Vodka Ad Too Sexy For Brooklyn Hasidic Community

Graphic by Angelie Zaslavsky
Is a bikini-clad bum offensive? Does a clothed booty constitute an “inappropriate” image?
Probably not in hip-hop videos, vacation ads or swimwear promotions. But on the side of a New York City Transit bus that travels through heavily Orthodox Jewish neighborhoods, it’s a different story, a crusading rabbi says. And the Metropolitan Transportation Authority seems to agree.
The derriere dispute flared when the MTA banned a popular ad for Georgi Vodka featuring scantily clad models. “The ads show the back side of a woman dressed only in a bikini bottom and a woman sitting in the sand with her arms around her knees,” according to the NY Daily News.
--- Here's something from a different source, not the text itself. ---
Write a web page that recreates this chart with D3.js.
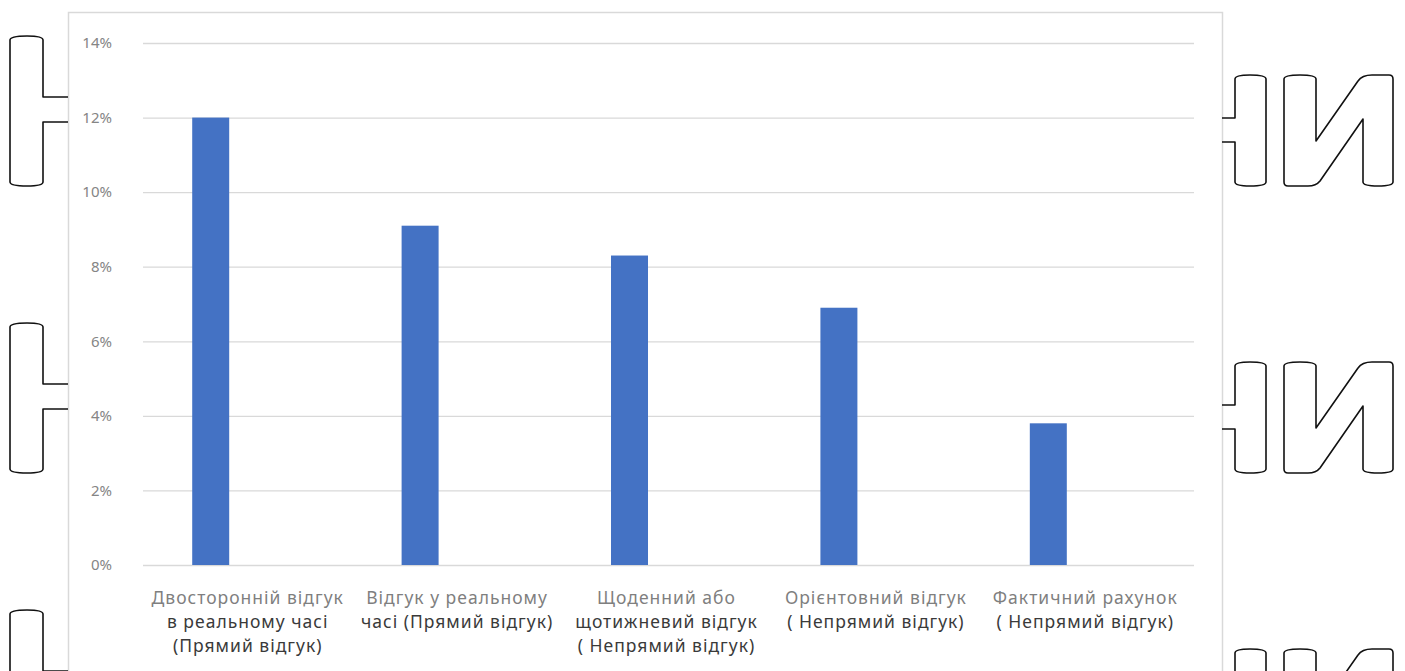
<!DOCTYPE html>
<html>
<head>
<meta charset="utf-8">
<script src="https://cdn.jsdelivr.net/npm/d3@7"></script>
<style>
  body { margin: 0; background: #fff; }
  svg { display: block; }
</style>
</head>
<body>
<div id="chart"></div>
<script>
// data
const categories = [
  ["Двосторонній відгук", "в реальному часі", "(Прямий відгук)"],
  ["Відгук у реальному", "часі (Прямий відгук)"],
  ["Щоденний або", "щотижневий відгук", "( Непрямий відгук)"],
  ["Орієнтовний відгук", "( Непрямий відгук)"],
  ["Фактичний рахунок", "( Непрямий відгук)"]
];
const values = [0.12, 0.091, 0.083, 0.069, 0.038];
// the bars sit in the first of three slots per category (the other slots are empty)
const slots = ["a", "b", "c"];
const yTicks = [0, 0.02, 0.04, 0.06, 0.08, 0.10, 0.12, 0.14];

const width = 1405, height = 671;
const plot = { left: 143, right: 1190, top: 43, bottom: 565 };

const svg = d3.select("#chart").append("svg")
  .attr("width", width)
  .attr("height", height);

// chart frame
svg.append("path")
  .attr("d", "M68.5,671 V12.5 H1222.5 V671")
  .attr("fill", "none")
  .attr("stroke", "#d9d9d9")
  .attr("stroke-width", 1.5);

const xScale = d3.scaleBand()
  .domain(d3.range(categories.length))
  .range([plot.left, plot.right])
  .paddingInner(0.47)
  .paddingOuter(0.235);

const xSlot = d3.scaleBand()
  .domain(slots)
  .range([0, xScale.bandwidth()]);

const yScale = d3.scaleLinear()
  .domain([0, 0.14])
  .range([plot.bottom, plot.top]);

// gridlines + y labels
const yAxis = svg.append("g")
  .attr("transform", `translate(${plot.left},0)`)
  .call(d3.axisLeft(yScale)
    .tickValues(yTicks)
    .tickFormat(d3.format(".0%"))
    .tickSize(-(plot.right - plot.left + 4))
    .tickPadding(31));
yAxis.select(".domain").remove();
yAxis.selectAll(".tick line")
  .attr("stroke", "#d9d9d9")
  .attr("stroke-width", 1.3);
yAxis.selectAll(".tick text")
  .attr("fill", "#858585")
  .attr("font-family", "'Noto Sans', sans-serif")
  .attr("font-size", 15);

// bars
svg.append("g")
  .selectAll("rect")
  .data(values)
  .enter().append("rect")
  .attr("x", (d, i) => xScale(i) + xSlot("a"))
  .attr("y", d => yScale(d))
  .attr("width", xSlot.bandwidth())
  .attr("height", d => plot.bottom - yScale(d))
  .attr("fill", "#4472c4");

// category labels, one text per line
const labels = svg.append("g")
  .attr("font-family", "'Noto Sans', sans-serif")
  .attr("font-size", 17.5)
  .attr("letter-spacing", 1)
  .attr("text-anchor", "middle");
categories.forEach((lines, i) => {
  const cx = xScale(i) + xScale.bandwidth() / 2;
  lines.forEach((line, j) => {
    labels.append("text")
      .attr("x", cx)
      .attr("y", 604 + j * 24)
      .attr("fill", j === 0 ? "#7f7f7f" : "#3a3a3a")
      .text(line);
  });
});

// outlined letter fragments at the page edges (decoration in the picture)
const deco = svg.append("g")
  .attr("fill", "none")
  .attr("stroke", "#111")
  .attr("stroke-width", 1.6)
  .attr("stroke-linejoin", "round");
const period = 287;
[0, 1, 2].forEach(k => {
  const o = k * period;
  deco.append("path")
    .attr("transform", `translate(0,${o})`)
    .attr("d", "M68,97 H43 V40 Q43,36 27,36 Q10,36 10,40 V182 Q10,186 27,186 Q43,186 43,182 V122 H68");
  deco.append("path")
    .attr("transform", `translate(0,${o})`)
    .attr("d", "M1222,118 H1235 V79 Q1235,75 1250,75 Q1266,75 1266,79 V182 Q1266,186 1250,186 Q1235,186 1235,182 V142 H1222");
  deco.append("path")
    .attr("transform", `translate(0,${o})`)
    .attr("d", "M1284,79 Q1284,75 1300,75 Q1316,75 1316,79 V141 L1358,81 Q1362,75 1372,75 H1389 Q1393,75 1393,79 V182 Q1393,186 1378,186 Q1363,186 1363,182 V119 L1320,181 Q1316,186 1308,186 H1288 Q1284,186 1284,182 Z");
});
</script>
</body>
</html>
The sexy images didn’t sit — ahem — that well with “Hasidic community members,” the News reports. Rabbi Shea Hecht, who heads the National Committee for the Furtherance of Jewish Education, told Fox News he has “great respect for the First Amendment, but believes he also has a right to travel through his neighborhood with his children and not be offended.”
The MTA subsequently pulled the ads from buses leaving Flatbush, Ulmer Park and Jackie Gleason depots in Brooklyn, according to a spokesperson.
But Martin Silver, owner of Georgi Vodka producer Star Industries, rebutted that notion. These ads are clearly not pornography. … If you don’t like what’s on a bus, all you have to do is look away and walk past,” he told the Daily News.
The ads are banned for now. In the meantime, Georgi Vodka’s PR people have been working overtime. When Silver spoke to the Daily News, he “was flanked by several models hired to wear white bikinis with ‘GEORGI’ stamped across the bum and hold signs that read, ‘MTA should butt out of bikini ads.’”
The news comes on the heels of Philologos’ report in last week’s Forward of the New York Times controversy over Jeffrey Goldberg’s use of the word “tuchus”.